My dad has a 1-pound coffee can full of wheat pennies, and after spending too much of the weekend meticulously going through them to see if we might get lucky, I can confirm that he and I are still not independently wealthy. Oh well.
I've also been reading, and not all those words are ponyfics! Click down below the break to see what I'm in the middle of just now.
A Storm of Swords (A Song of Fire and Ice vol. 3), by George RR Martin
What it is: The third book from that "Game of Thrones" thing that everyone seems to be talking about.
How I'm liking it so far: First things first: I'm officially far enough that I can stop covering my ears and whistling Hail to the Chief every time I hear the words "Red" and "Wedding" spoken in the same sentence. I'll avoid spoilers for anyone who's behind me, so all I'll say on the matter is: good riddance.
In unrelated news: There's not enough Tyrion in this book, Jamie Lannister's a much more interesting character than I suspected (so far), Bran's a much less interesting character than I suspected (again, so far), and I never ever ever want to read Mr. Martin's descriptions of sex again. Seriously. I'm not asking for erotica (in many cases, depicting the sexual interactions between various characters would be even more disturbing if it was "erotic"), but the author has an incredible talent for making any sort of "romantic" contact between people sound vaguely nauseating. That isn't just me, is it? Because I'm skimming over everything sexual at this point--it's the only way I'm going to be able to finish this book.
Recommendation: That notwithstanding, I'm still enjoying most everything else about the book, and plan to keep going in the series. Start with A Game of Thrones if you want to get into this series, obviously--this is definitely not one you want to dive into the middle of.
Space Between Words: the Origins of Silent Reading, by Paul Saenger
What it is: The author's contention (a contested but not radical one) is that, up until the middle ages, reading in the west was done entirely out loud--whether in the form of public oratory, or mumbling quietly to oneself as one read alone.
How I'm liking it so far: The premise here is that scriptura continua--writing with no spaces between words--implies a lack of silent reading, and the author brings to bear an impressive array of historical accounts, cultural cross-comparisons, and scientific studies on how people process language to support his case.
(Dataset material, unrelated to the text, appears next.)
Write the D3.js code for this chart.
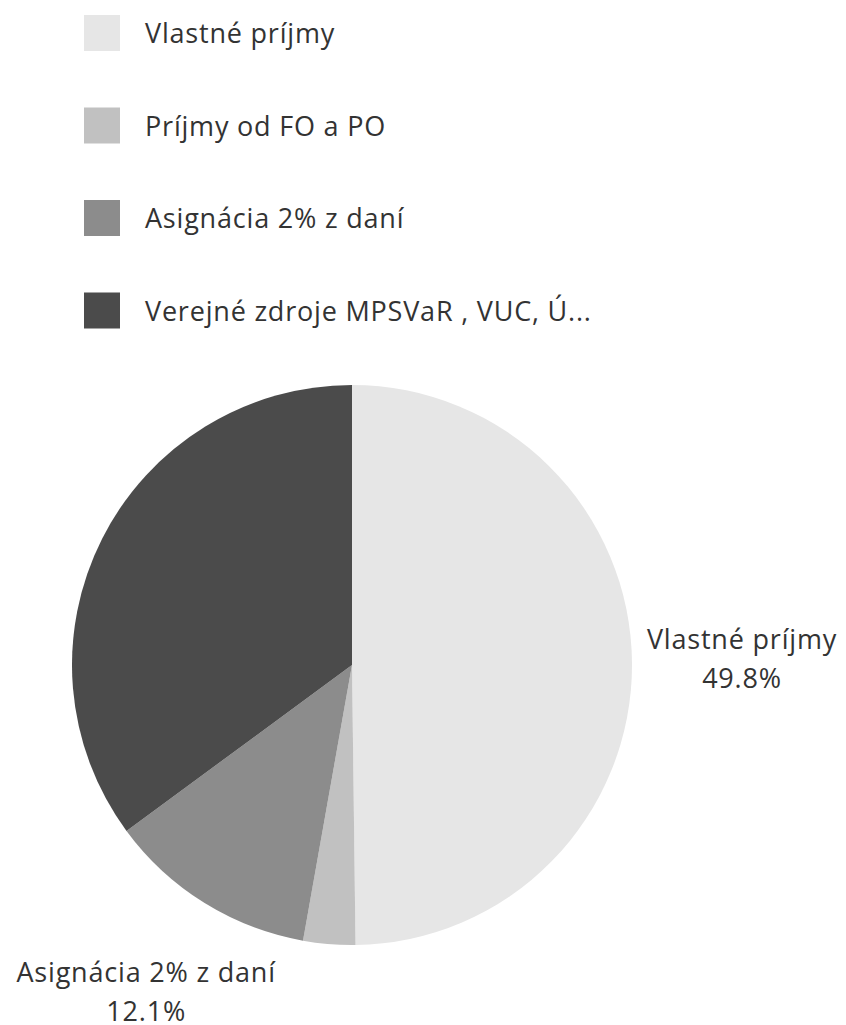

It's also as dry as the desert in December (that analogy may break down, depending on when your desert's dry season is). I made it through the first two chapters, but I think I'm going to skim the rest; I'm interested in the subject matter, but the presentation is unapologetically, relentlessly academic.
Recommendation: This is definitely not something for casual reading; it's not terribly accessible to the "average reader." Still, if you've got the education, mental fortitude, and/or patience to tackle the stolid, solid case which Saenger makes, it's a fascinating topic.
The Foie Gras Wars, by Mark Caro
What it is: An account of how one Chicago chef's decision to strike the foie gras from his menu opened a new front in the omnipresent culture war, and the strange bedfellows it brought together.
How I'm liking it so far: First, a primer: foie gras is the liver a goose or duck which has been force-fed massive amounts for a few weeks before being slaughtered, enlarging the liver and giving it a distinctively succulent, buttery flavor and texture (if you've never had any, trust me; it's delicious). Along with things like veal, foie gras is a dish that many people comfortable with eating meat in principal feel is unethical to consume.
The basic question at the heart of this book is whether the treatment of the fowl used to make this delicacy is cruel, which necessarily spirals into asking whether it's cruel compared to how we treat other animals, and by what yardstick one measures animal cruelty... there are some broad issues at play here. And, where Space Between Words is unabashedly academic in tone, Caro (a writer for The Chicago Tribune) aims for a much broader audience. I found the book engaging and evenhanded, examining the issue of food while giving time to everyone from PETA protesters to foie gras factory farmers.
Recommendation: Anyone interested in culinary ethics will find this to be an entertaining yet informative read.
Fatal Revenant (The Last Chronicles of Thomas Covenant vol. 2), by Steven R. Donaldson
What it is: The second of four books in the third and final series of The Chronicles of Thomas Covenant sees Linden Avery traveling back 10,000 years into The Land's past (to before the first book was set, for those of you keeping track) to recover a long-lost artifact.
How I'm liking it so far: It's been a while since I mentioned Covenant, but I'm still getting ready for the October release of the final book in the quadrilogy which Donaldson says will be the last he shares about The Land, its inhabitants, its larger world, and about Covenant and Avery themselves. I've still got a bit more to re-read from this book, and then one more door-stopper to go, to refresh myself when it finally comes!
Okay, so I like it. There's not a lot to say without spoiling too much, so let me just say that this is my favorite book of the quadrilogy so far, and is one of the best examples I've ever seen of a reveal that you simultaneously see coming a mile away, and yet which keeps you guessing until the very end.
Recommendation: I do and will continue to recommend The Chronicles to anyone who can make it past chapter seven Lord Foul's Bane without throwing their hands up in the air and saying "That's it; I'm done."